腹が減りだした猫たちは、ついに私に猫撫で声をだした。
それでもイッコさんは茶碗の前でシャーっと威嚇する。

「ごはん」
と言っても聞く耳持たず、祖母にたくされた片手鍋の猫まんまがどんどん重くなる。

でも上海に行った祖父は当分戻らない、腹をすかせるわけにはいかない。

多分、祖父からすれば年長さんになった私は、もう立派な一味のボスだったんだろう。だから上手くやれると思ってくれた。
でも私はチビだから、そんな風になれない。
今も腰の辺りに前足をかけ、鍋に顔を入れようとする猫たちすら怖くなっている。

祖母に泣きついて、私は猫たちの餌やりを1日で引退した。


帰国した祖父は、私を動物園に連れて行った。
初めて見たゾウは、それはもう大きくて大きくて、チビの私は柵にすら近づけず鼻をすすって「いやだ!」と大きな声を出した。

祖父は私に教えてくれた。

「イッコさんから見たアタシ達も、きっとこうなんでしょうね」

なんてことだ。
私は家族で一番チビだったから、この時まで自分の方が大きいと言う概念が無かった。

そうか、私の方が大きいんだ。
一緒に小さいんじゃなくて、大きいんだ。


「ごはん」
私は再び、猫まんまを持って1人で餌場にいどんだ。

相変わらずイッコさんは大きくて、尻尾の先までブチがビシッとしていて、シャーっと言うたびに耳をピッと後ろにして、私の言葉を聞く耳も持たない。

負けじと私は片手を顔の横でかまえ、爪を立てて「にゃぁああ!」と鳴いてやった。
イッコさんは2回に分けてビッ、ビッと飛び退き、茶碗を許した。

その日から私は一味のボスになった。

私が歩くと猫たちは一心不乱についてきて、猫まんまを入れてやると、イッコさんも猫たちと「にゃむにゃむ」言いながら茶碗に頭をいれて食べた。

勝った。

⭐︎

星のこと

イッコさんが来なくなった。

梅雨の終わりの長雨が続いた頃だった。
祖父は私に「猫はね、飼い主に死ぬ姿を見せないんですよ」と教えてくれた。
そして続いて「死んだらみんな星になります。空に増えますから、よく観察してなさいね」と言った。

夏休みに入っても、イッコさんは来なかった。
どれが最後かわからないが、記憶の中でしかもう生きていないんだ、と思いを飲み込んだ。

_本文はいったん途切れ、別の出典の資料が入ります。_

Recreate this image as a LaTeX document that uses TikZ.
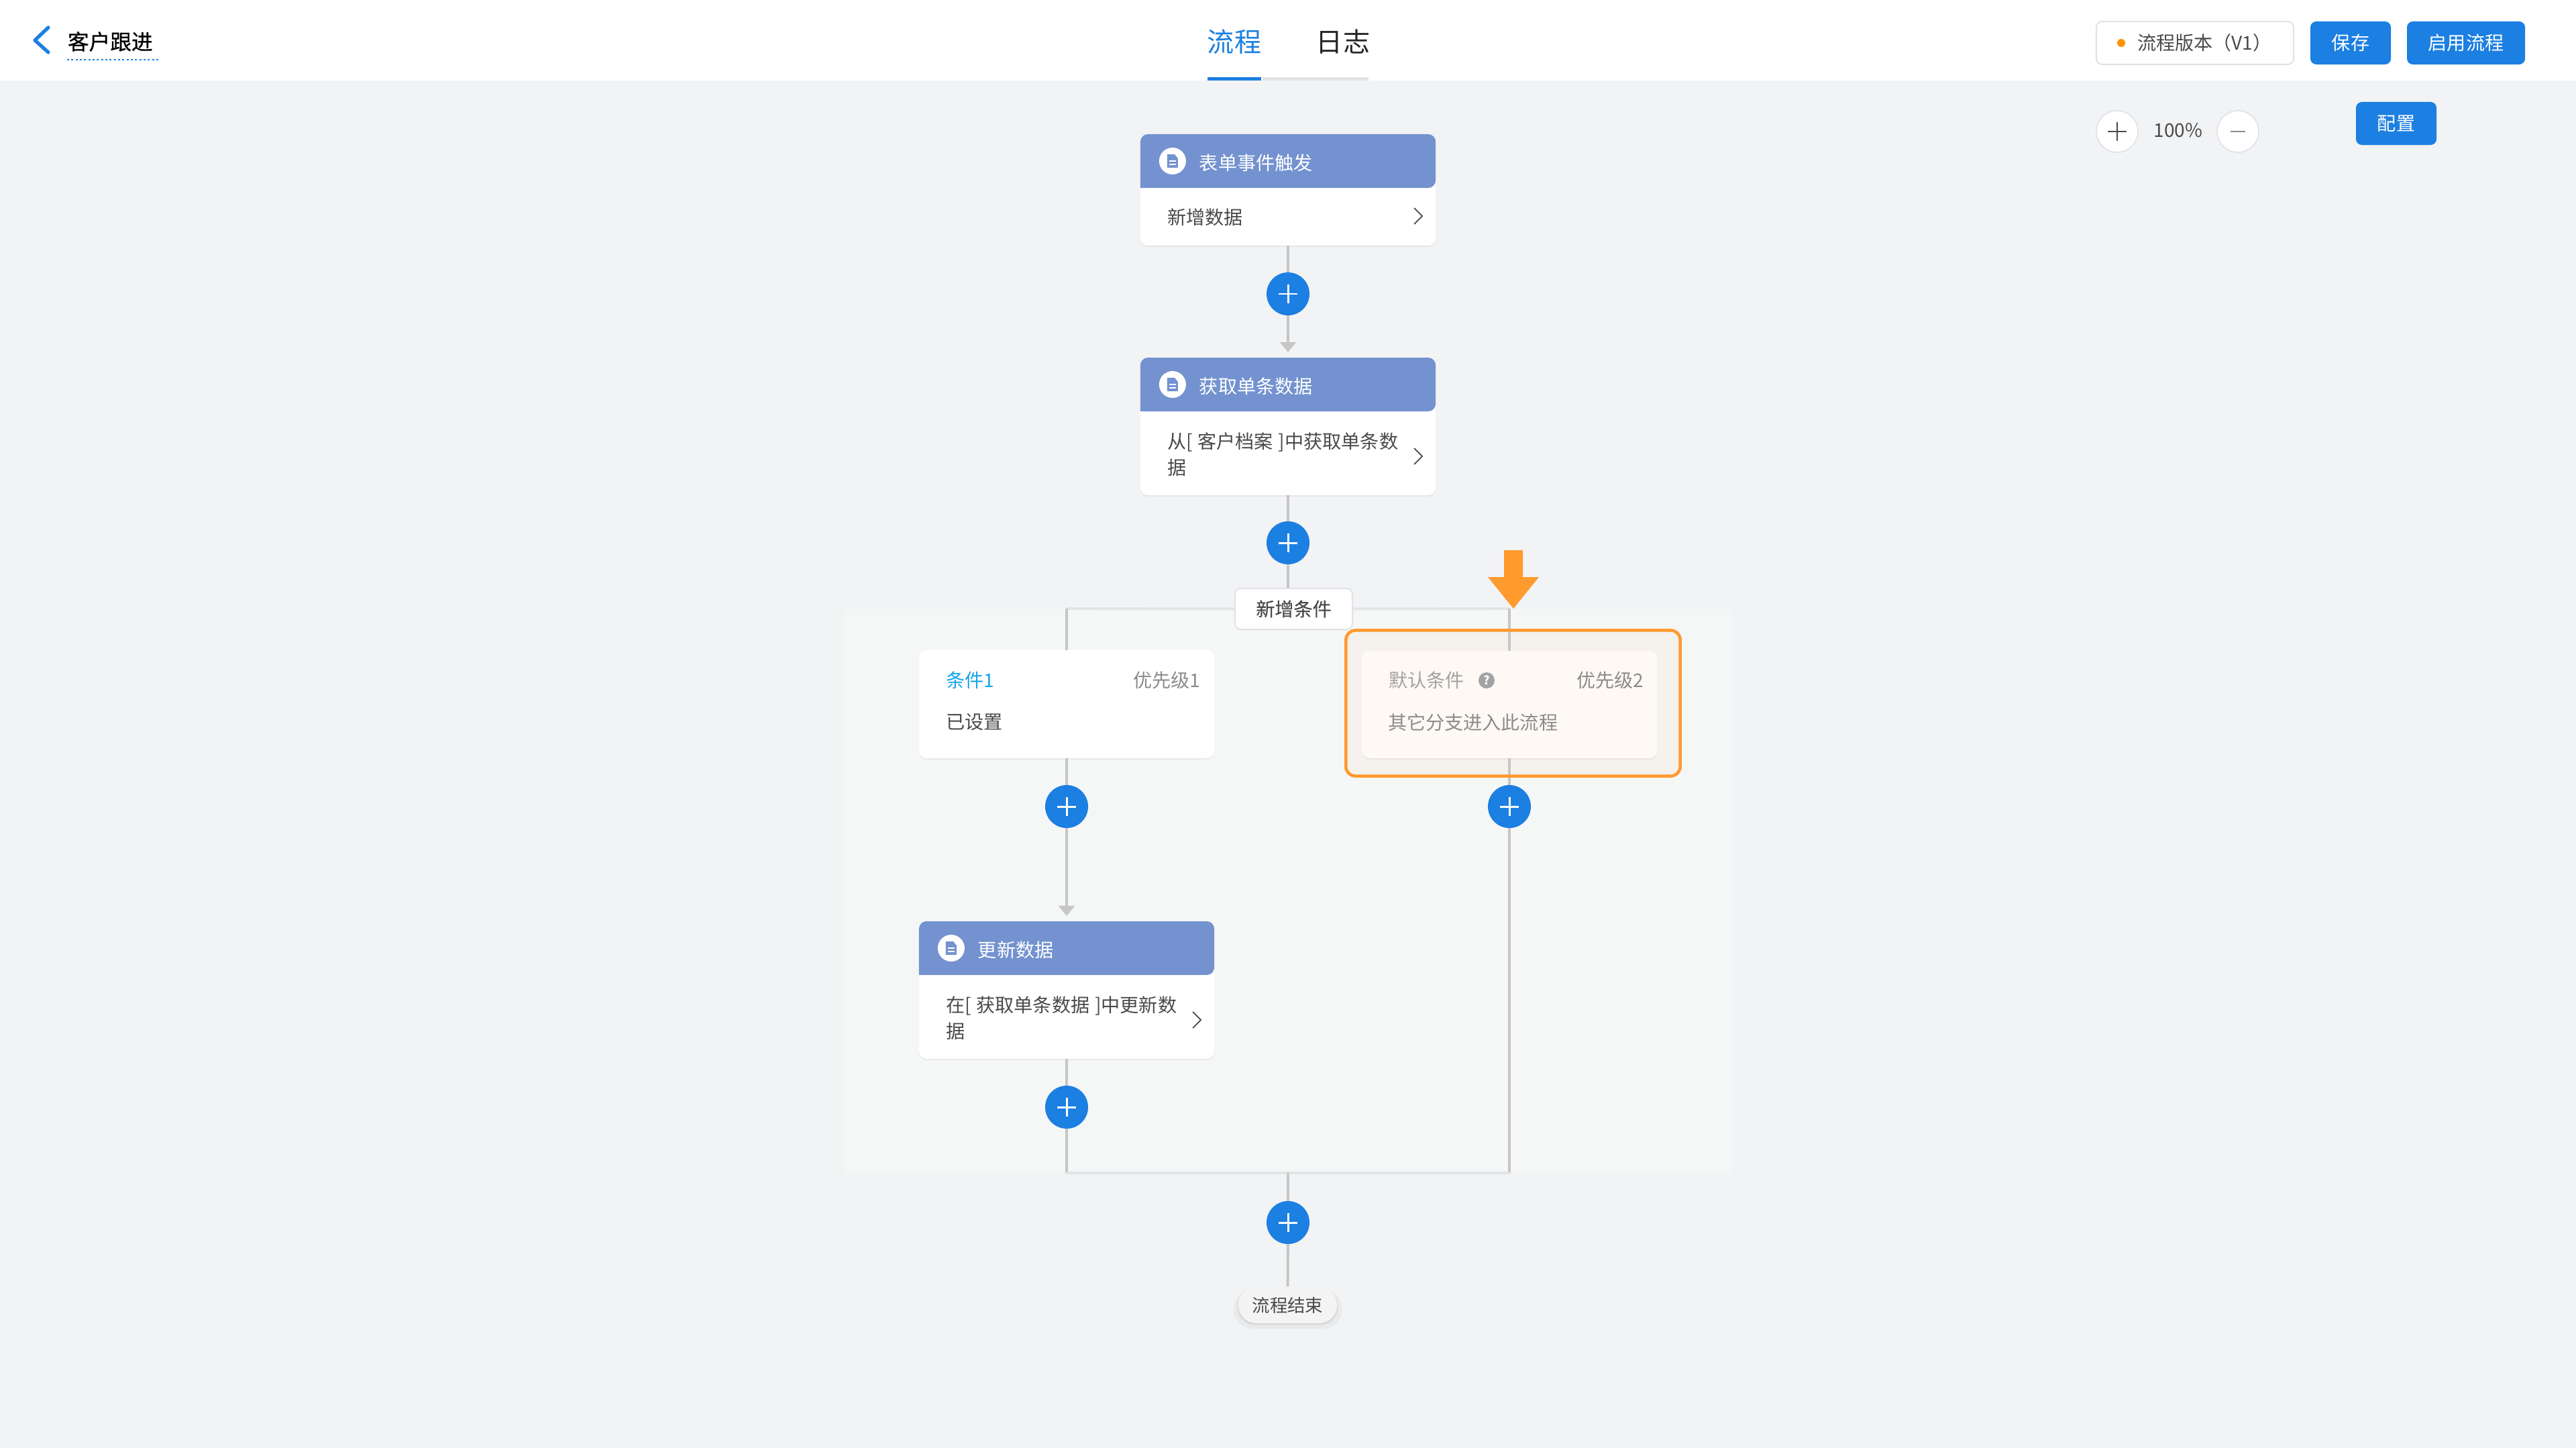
\documentclass[tikz,border=0pt]{standalone}
\usepackage{fontspec}
\setmainfont{Noto Sans CJK SC}[WordSpace=1.25]
\newfontfamily\mediumfont{Noto Sans CJK SC}[FakeBold=0.25]
\newfontfamily\headfont{Noto Sans CJK SC}[FakeBold=0.7]
\usetikzlibrary{arrows.meta,shadows}

\definecolor{canvasbg}{HTML}{F2F3F5}
\definecolor{branchbg}{HTML}{F5F6F6}
\definecolor{btnblue}{HTML}{1C7FE2}
\definecolor{cardblue}{HTML}{7392CF}
\definecolor{linegray}{HTML}{C6C6C6}
\definecolor{paleline}{HTML}{E3E4E7}
\definecolor{edgegray}{HTML}{E1E3EA}
\definecolor{bodytext}{HTML}{4A4A4A}
\definecolor{softtext}{HTML}{8C8C8C}
\definecolor{markorange}{HTML}{FF9A2E}
\definecolor{selfill}{HTML}{F5F1EC}
\definecolor{defcardfill}{HTML}{FEF9F4}
\definecolor{pillfill}{HTML}{F4F4F4}

\tikzset{
    txt/.style={inner sep=0pt, outer sep=0pt, text=bodytext, font=\fontsize{8pt}{11pt}\selectfont, align=left},
    flowcard/.style={rectangle, rounded corners=3.2pt, fill=white, inner sep=0pt, outer sep=0pt, minimum width=4.4cm,
        drop shadow={opacity=.12, shadow xshift=0pt, shadow yshift=-.5pt}},
    iconbadge/.style={circle, fill=white, inner sep=0pt, minimum size=.4cm},
    addbtn/.style={circle, fill=btnblue, inner sep=0pt, outer sep=0pt, minimum size=.64cm,
        path picture={\draw[white, line width=.85pt] (path picture bounding box.center) ++(-14,0) -- ++(28,0)
            (path picture bounding box.center) ++(0,-14) -- ++(0,28);}},
    zoombtn/.style={circle, draw=edgegray, line width=.5pt, fill=white, inner sep=0pt, minimum size=.62cm},
    topbtn/.style={rectangle, rounded corners=2.5pt, fill=btnblue, text=white, inner sep=0pt, minimum height=.64cm,
        font=\fontsize{8pt}{10pt}\selectfont},
    link/.style={draw=linegray, line width=1.1pt},
    linkarrow/.style={link, -{Triangle[length=4.3pt,width=6.8pt]}, shorten >=2.3pt},
    palelink/.style={draw=paleline, line width=1.1pt},
    chev/.style={draw=bodytext, line width=.5pt}
}

\begin{document}
\begin{tikzpicture}[x=.01cm, y=-.01cm]
        % Canvas and top bar
        \fill[canvasbg] (0,0) rectangle (3840,2158);
        \useasboundingbox (0,0) rectangle (3840,2158);
        \fill[white] (0,0) rectangle (3840,120);
        \fill[branchbg] (1259,907) rectangle (2581,1748);

        % Title and tabs
        \draw[btnblue, line width=1.5pt, line cap=round, line join=round] (72,41) -- (52,60) -- (72,78);
        \node[txt, anchor=west, text=black, font=\fontsize{9pt}{11pt}\headfont] (title) at (101,62) {客户跟进};
        \draw[btnblue, line width=.8pt, dash pattern=on .9pt off .9pt] (100,89) -- (237,89);
        \node[txt, text=btnblue, font=\fontsize{11.4pt}{13pt}\selectfont] (tabflow) at (1840,62) {流程};
        \node[txt, text=black!85, font=\fontsize{11.4pt}{13pt}\selectfont] (tablog) at (2002,62) {日志};
        \fill[paleline] (1882,115) rectangle (2040,120);
        \fill[btnblue] (1800,115) rectangle (1880,120);

        % Top right controls
        \node[rectangle, rounded corners=2.5pt, draw=edgegray, line width=.6pt, fill=white, minimum width=2.94cm, minimum height=.64cm, inner sep=0pt] (version) at (3272,64) {};
        \node[circle, fill=orange!85!yellow, inner sep=0pt, minimum size=.12cm] (versiondot) at (3162,64) {};
        \node[txt, anchor=west] (versiontxt) at (3186,64) {流程版本（V1）};
        \node[topbtn, minimum width=1.2cm] (save) at (3504,64) {保存};
        \node[topbtn, minimum width=1.76cm] (enable) at (3676,64) {启用流程};
        \node[topbtn, minimum width=1.2cm] (config) at (3572,184) {配置};

        % Zoom buttons
        \node[zoombtn] (zoomin) at (3156,196) {};
        \node[zoombtn] (zoomout) at (3336,196) {};
        \draw[bodytext, line width=.7pt] (3142,196) -- (3170,196) (3156,182) -- (3156,210);
        \draw[softtext, line width=.7pt] (3325,196) -- (3347,196);
        \node[txt] (zoomval) at (3247,194) {100\%};

        % Selected default branch behind the connectors
        \node[rectangle, rounded corners=4pt, fill=selfill, minimum width=4.98cm, minimum height=2.17cm, inner sep=0pt] (selbox) at (2255.5,1048) {};

        % Action cards
        \foreach \nm/\cx/\cy/\ch/\ttl in {trigger/1920/283/166/表单事件触发, getdata/1920/635.5/205/获取单条数据, update/1590/1475.5/205/更新数据} {
            \node[flowcard, minimum height=\ch*.01cm] (\nm) at (\cx,\cy) {};
            \fill[cardblue, rounded corners=3.2pt] ([yshift=-.8cm]\nm.north west) |- (\nm.north) -| ([yshift=-.8cm]\nm.north east) [sharp corners] -- cycle;
            \node[iconbadge] (\nm icon) at ([shift={(48,40)}]\nm.north west) {};
            \fill[cardblue] ([shift={(-8,-10)}]\nm icon.center) -- ([shift={(3,-10)}]\nm icon.center) -- ([shift={(8,-4)}]\nm icon.center)
                -- ([shift={(8,10)}]\nm icon.center) -- ([shift={(-8,10)}]\nm icon.center) -- cycle;
            \draw[white, line width=.3pt] ([shift={(-5,0)}]\nm icon.center) -- ([shift={(5,0)}]\nm icon.center)
                ([shift={(-5,5)}]\nm icon.center) -- ([shift={(5,5)}]\nm icon.center);
            \node[txt, anchor=west, text=white] (\nm title) at ([shift={(88,43)}]\nm.north west) {\ttl};
        };

        % Card texts
        \node[txt, anchor=west] (triggertxt) at (1740,324) {新增数据};
        \node[txt, anchor=west] (getdatatxt) at (1740,677) {从[ 客户档案 ]中获取单条数\\据};
        \node[txt, anchor=west] (updatetxt) at (1410,1517) {在[ 获取单条数据 ]中更新数\\据};
        \foreach \x/\y in {2120/322, 2120/680, 1790/1520} {
            \draw[chev] (\x-12,\y-12) -- (\x,\y) -- (\x-12,\y+12);
        };

        % Condition cards
        \node[flowcard, minimum height=1.61cm] (cond) at (1590,1049.5) {};
        \node[txt, anchor=west, text=btnblue!70!cyan] (condname) at (1410,1014) {条件1};
        \node[txt, anchor=east, text=softtext] (condprio) at (1789,1014) {优先级1};
        \node[txt, anchor=west] (condtxt) at (1410,1076) {已设置};
        \node[flowcard, fill=defcardfill, minimum height=1.6cm] (defcond) at (2250,1050) {};
        \node[txt, anchor=west, text=softtext!80] (defname) at (2070,1014) {默认条件};
        \node[circle, fill=softtext!80, inner sep=0pt, minimum size=.24cm, text=white, font=\fontsize{5pt}{5pt}\selectfont\bfseries] (defhelp) at (2216,1014) {?};
        \node[txt, anchor=east, text=softtext] (defprio) at (2450,1014) {优先级2};
        \node[txt, anchor=west, text=softtext] (deftxt) at (2069,1077) {其它分支进入此流程};

        % Add condition and end
        \node[rectangle, rounded corners=2.5pt, draw=edgegray, line width=.6pt, fill=white, inner sep=0pt, minimum width=1.75cm, minimum height=.61cm,
            font=\fontsize{8pt}{10pt}\mediumfont, text=bodytext] (addcond) at (1928.5,907.5) {新增条件};
        \node[rectangle, rounded corners=7.6pt, fill=pillfill, minimum width=1.47cm, minimum height=.54cm, inner sep=0pt, text=bodytext,
            font=\fontsize{7.5pt}{10pt}\selectfont, drop shadow={opacity=.07, shadow xshift=0pt, shadow yshift=-1.5pt, shadow scale=1.1},
            drop shadow={opacity=.16, shadow xshift=0pt, shadow yshift=-.6pt, shadow scale=1.02}] (finish) at (1919.5,1945) {流程结束};

        % Plus buttons
        \foreach \nm/\cx/\cy in {add1/1920/438, add2/1920/809, add3/1590/1202, add4/1590/1650, add5/2250/1202, add6/1920/1822} {
            \node[addbtn] (\nm) at (\cx,\cy) {};
        };

        % Branch corners
        \coordinate (topl) at (1590,907);
        \coordinate (topr) at (2250,907);
        \coordinate (botl) at (1590,1748);
        \coordinate (botr) at (2250,1748);
        \coordinate (botm) at (1920,1748);

        % Connectors
        \draw[link] (trigger) -- (add1);
        \draw[linkarrow] (add1) -- (getdata);
        \draw[link] (getdata) -- (add2);
        \draw[link] (add2.south) -- (add2.south |- addcond.north);
        \draw[palelink] (topl) -- (addcond) -- (topr);
        \draw[link] (topl) -- (cond);
        \draw[link] (topr) -- (defcond);
        \draw[link] (cond) -- (add3);
        \draw[linkarrow] (add3) -- (update);
        \draw[link] (update) -- (add4);
        \draw[link] (add4) -- (botl);
        \draw[link] (defcond) -- (add5);
        \draw[link] (add5) -- (botr);
        \draw[palelink] (botl) -- (botr);
        \draw[link] (botm) -- (add6);
        \draw[link] (add6) -- (finish);

        % Orange frame and pointer
        \node[rectangle, rounded corners=4pt, draw=markorange, line width=1.3pt, minimum width=4.98cm, minimum height=2.17cm, inner sep=0pt, outer sep=0pt] (selframe) at (selbox) {};
        \fill[markorange] (2242,820) -- (2270,820) -- (2270,860) -- (2294,860) -- (2256,907) -- (2218,860) -- (2242,860) -- cycle;
    \end{tikzpicture}
\end{document}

夏の夜空を観察する自由研究の宿題がでたので、私は「イッコさんの星」を探すことをテーマにした。

ふむふむ。
唯一わかるカシオペヤの三つ星の並びには増えていないようだ。
さてはて?
困ったことにどの星がイッコさんなのか、見分ける手立てがない。

正座表をどれだけ動かし、ひっくり返して空を見ても、夜空に背伸びをして近づいてみても、シャーッと威嚇すらしてくれないのだ。

祖父はのんびりとなりで梅酒の甘い梅をねぶっている。

「なみさん、星座というものはね、好きなふうに組み合わせて良いんですよ。
ほら、あれとあれを組み合わせますでしょう?イッコさんに見えますね」

イッコさんは人生二周目の大猫だ。
だから一つ星でなく、広い夜空の大きな星座になったのだ。

「イッコさんは夏に星になりましたから、夏の星座でまちがいないんですよ」

自由研究はどうやら、夏休み中にあった月食で皆んなは作ったようで、私の研究テーマが自由すぎて先生がきょとん?とした。


大人になってスイも甘いも、猫も杓子も知った私は1人静かに筆をとる。
お香なんかを焚いて、作詞に励むことにした。

「ご無沙汰してます、イッコさん」から先が進まず、しかたなくそれを相談したら森進一みたいと笑われた。

もう2度と頼まないで。

身の丈ってのは難しいもんだなぁ。